The Resource Manager: It is the “master” node of the YARN cluster and is in charge of managing the cluster’s resources
Node Manager: It is the “slave” node and is in charge of managing the resources of the individual nodes of the cluster
Application Master: It manages the execution of a specific application on the cluster by negotiating resources with the Resource Manager while also coordinating with the Node Managers

What is MapReduce and How Does it Work in Hadoop?

MapReduce is used in Hadoop to divide large data sets into smaller, more manageable chunks that can be processed concurrently across multiple computers.

What Exactly is Apache Spark, and How is it Different From Hadoop?

Apache Spark is a free and open-source data processing engine built to handle large and complex data sets. It is distinct from Hadoop in the way it employs an in-memory data processing model, allowing it to process data much faster than Hadoop.

Name the Three Modes in Which Hadoop Can be Run

The Standalone Mode: Regarded as the default Hadoop mode, the standalone mode’s primary function is debugging. It uses the local file system for both input and output operations. However, it does not support HDFS. Primarily, as it lacks the custom configuration needed for the mapred-site.xml, core-site.xml, and hdfs-site.xml files.
The Pseudo-Distributed Mode: Also known as the single-node cluster, it includes both the NameNode and the DataNode on the same machine. All Hadoop daemons run on a single node in this mode, implying the “master” and “slave” nodes are the same.
Fully Distributed Mode: Also known as a multi-node cluster, this mode allows multiple nodes to run Hadoop jobs at the same time. All of the Hadoop daemons run on different nodes in this case. As a result, the “master” and “slave” nodes operate independently.

How do You Handle Missing or Incomplete Data in Big Data?

In big data, dealing with missing or incomplete data requires a variety of techniques, such as data imputation, deletion, or estimation. Imputation of data entails filling in missing values with statistical techniques such as mean, median, mode, or regression. Deletion entails removing the entire row or column containing missing values, but this can result in data loss too. Estimation is predicting missing values based on other variables in the data set using advanced machine learning algorithms. Hence, the technique used is determined by the type of data, the extent of missing values, and the analysis requirements.

What Exactly is a Distributed Cache? What are its Advantages?

A Distributed Cache is a Hadoop feature that allows files, archives, and other resources to be cached across multiple nodes in a Hadoop cluster. The cached data can be shared between tasks, allowing for efficient data processing in distributed environments. Here are some advantages of using a Distributed Cache:

Improved system performance: Caching frequently used data can reduce the time required for data processing, significantly improving system performance.
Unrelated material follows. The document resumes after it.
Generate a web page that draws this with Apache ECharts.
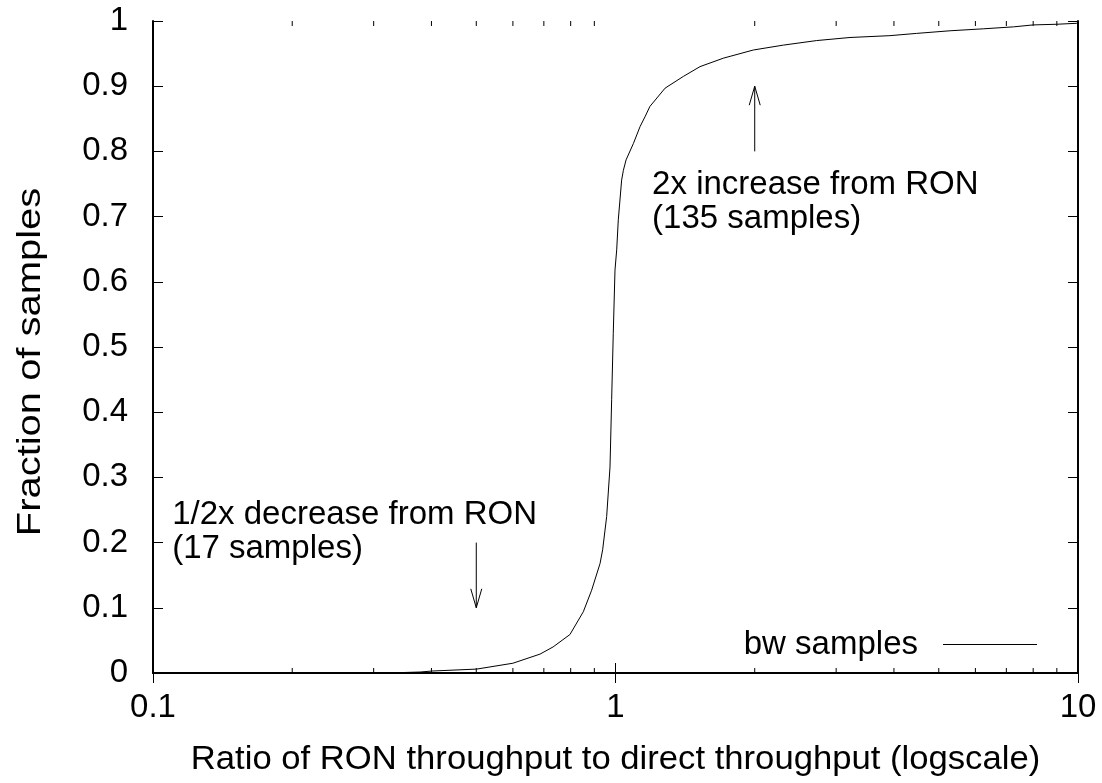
<!DOCTYPE html>
<html><head><meta charset="utf-8">
<script src="https://cdn.jsdelivr.net/npm/echarts@6/dist/echarts.min.js"></script>
<style>html,body{margin:0;padding:0;background:#fff}#c{width:1102px;height:783px}</style>
</head><body><div id="c"></div>
<script>
// CDF of ratio (RON throughput / direct throughput)
const ratio = [0.32, 0.378, 0.401, 0.501, 0.600, 0.687, 0.733, 0.797, 0.852, 0.888, 0.926, 0.938, 0.957, 0.973, 0.981, 0.989, 0.9975, 1.006, 1.014, 1.031, 1.040, 1.054, 1.093, 1.130, 1.158, 1.187, 1.280, 1.402, 1.523, 1.711, 1.986, 2.306, 2.723, 3.214, 3.92, 4.48, 5.29, 6.24, 7.25, 8.0, 9.0, 9.94, 10.0];
const fraction = [0.0, 0.0015, 0.003, 0.006, 0.015, 0.029, 0.040, 0.059, 0.094, 0.127, 0.168, 0.189, 0.240, 0.316, 0.419, 0.521, 0.618, 0.649, 0.695, 0.756, 0.771, 0.787, 0.812, 0.838, 0.853, 0.869, 0.897, 0.915, 0.930, 0.943, 0.9555, 0.963, 0.970, 0.9747, 0.9775, 0.981, 0.985, 0.988, 0.991, 0.994, 0.995, 0.9965, 0.9967];
const seriesName = 'bw samples';
const xTickLabels = {0.1: '0.1', 1: '1', 10: '10'};
const yTickLabels = ['0', '0.1', '0.2', '0.3', '0.4', '0.5', '0.6', '0.7', '0.8', '0.9', '1'];
const minorTicks = [0.2, 0.3, 0.4, 0.5, 0.6, 0.7, 0.8, 0.9, 2, 3, 4, 5, 6, 7, 8, 9];
const arrowX = [0.5, 2];
const arrowFrom = [0.2, 0.8];
const arrowTo = [0.1, 0.9];
const noteX = [0.11, 1.2];
const noteY = [0.242, 0.748];
const noteLines = [['1/2x decrease from RON', '(17 samples)'], ['2x increase from RON', '(135 samples)']];
const xTitle = 'Ratio of RON throughput to direct throughput (logscale)';
const yTitle = 'Fraction of samples';

const FONT = '"Liberation Sans", Arial, Helvetica, sans-serif';
const FS = 33;
const chart = echarts.init(document.getElementById('c'), null, {renderer: 'canvas'});

const baseX = {
  type: 'log', logBase: 10, min: 0.1, max: 10,
  axisLine: {show: true, lineStyle: {color: '#000', width: 2}},
  axisTick: {show: true, inside: true, length: 10, lineStyle: {color: '#000', width: 1}},
  splitLine: {show: false}, minorTick: {show: false}
};
const baseY = {
  type: 'value', min: 0, max: 1, interval: 0.1,
  axisLine: {show: true, lineStyle: {color: '#000', width: 2}},
  axisTick: {show: true, inside: true, length: 10, lineStyle: {color: '#000', width: 1}},
  splitLine: {show: false}
};

chart.setOption({
  animation: false,
  backgroundColor: '#fff',
  grid: {left: 153, right: 24, top: 21, bottom: 110, containLabel: false},
  textStyle: {fontFamily: FONT},
  legend: {
    show: true, right: 65, top: 628, padding: 0, align: 'right',
    itemWidth: 94, itemHeight: 1,
    textStyle: {fontFamily: FONT, fontSize: FS, color: '#000', padding: [0, 20, 0, 0]},
    data: [{name: seriesName, icon: 'rect', itemStyle: {color: '#000'}}]
  },
  graphic: [
    {type: 'text', x: 615.5, y: 760, scaleX: 1.05, z: 10,
      style: {text: xTitle, fill: '#000', font: FS + 'px ' + FONT, align: 'center', verticalAlign: 'middle'}},
    {type: 'text', x: 31, y: 362, rotation: Math.PI / 2, scaleX: 1.21, z: 10,
      style: {text: yTitle, fill: '#000', font: FS + 'px ' + FONT, align: 'center', verticalAlign: 'middle'}}
  ],
  xAxis: [
    Object.assign({}, baseX, {
      position: 'bottom',
      axisLabel: {show: true, margin: 18, fontFamily: FONT, fontSize: FS, color: '#000',
        formatter: v => xTickLabels[+v.toPrecision(3)] || ''}
    }),
    Object.assign({}, baseX, {position: 'top', axisLabel: {show: false}})
  ],
  yAxis: [
    Object.assign({}, baseY, {
      position: 'left',
      axisLabel: {show: true, margin: 25, fontFamily: FONT, fontSize: FS, color: '#000',
        formatter: v => yTickLabels[Math.round(v * 10)]}
    }),
    Object.assign({}, baseY, {position: 'right', axisLabel: {show: false}})
  ],
  series: [
    {
      name: seriesName, type: 'line', xAxisIndex: 0, yAxisIndex: 0,
      data: ratio.map((r, i) => [r, fraction[i]]),
      symbol: 'none', showSymbol: false, smooth: false,
      lineStyle: {color: '#000', width: 1}, itemStyle: {color: '#000'},
      z: 5
    },
    {
      type: 'custom', name: 'minorTicks', xAxisIndex: 0, yAxisIndex: 0,
      data: minorTicks.map(v => [v, 0]),
      silent: true, z: 6,
      renderItem: (params, api) => {
        const v = api.value(0);
        const b = api.coord([v, 0]);
        const t = api.coord([v, 1]);
        const st = {stroke: '#000', lineWidth: 1};
        return {type: 'group', children: [
          {type: 'line', shape: {x1: b[0], y1: b[1], x2: b[0], y2: b[1] - 5}, style: st},
          {type: 'line', shape: {x1: t[0], y1: t[1], x2: t[0], y2: t[1] + 5}, style: st}
        ]};
      }
    },
    {
      type: 'custom', name: 'arrows', xAxisIndex: 0, yAxisIndex: 0,
      data: arrowX.map((x, i) => [x, arrowFrom[i], arrowTo[i]]),
      silent: true, z: 6,
      renderItem: (params, api) => {
        const x = api.value(0);
        const p1 = api.coord([x, api.value(1)]);
        const p2 = api.coord([x, api.value(2)]);
        const d = p2[1] > p1[1] ? 1 : -1;
        const st = {stroke: '#000', lineWidth: 1, fill: null};
        return {type: 'group', children: [
          {type: 'line', shape: {x1: p1[0], y1: p1[1], x2: p2[0], y2: p2[1]}, style: st},
          {type: 'polyline', shape: {points: [[p2[0] - 5.5, p2[1] - d * 19], [p2[0], p2[1]], [p2[0] + 5.5, p2[1] - d * 19]]}, style: st}
        ]};
      }
    },
    {
      type: 'custom', name: 'notes', xAxisIndex: 0, yAxisIndex: 0,
      data: noteX.map((x, i) => [x, noteY[i], i]),
      silent: true, z: 6,
      renderItem: (params, api) => {
        const p = api.coord([api.value(0), api.value(1)]);
        const lines = noteLines[api.value(2)];
        return {type: 'group', children: lines.map((t, j) => ({
          type: 'text', x: p[0], y: p[1] + j * 33.5,
          style: {text: t, fill: '#000', font: FS + 'px ' + FONT, align: 'left', verticalAlign: 'middle'}
        }))};
      }
    }
  ]
});
</script>
</body></html>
Reduced network traffic: Storing data in the cache reduces the need to connect to the network. This reduces network traffic and speeds up data processing.

Better resource utilization: It improves cluster resource utilization as the Distributed Cache enables efficient resource sharing across multiple tasks.

Flexibility: The Distributed Cache allows for the dynamic addition and removal of data from the cache, aiding greater data processing flexibility.

What are Some of the Difficulties Associated with Working with Big Data? How Can You Overcome Them?

Data quality issues, data privacy, and security concerns, and the need for specialized tools and technologies are some of the challenges of working with big data. These difficulties can be overcome by implementing data quality checks, encryption, and access control to protect data, and investing in training and development to gain the necessary skills and expertise.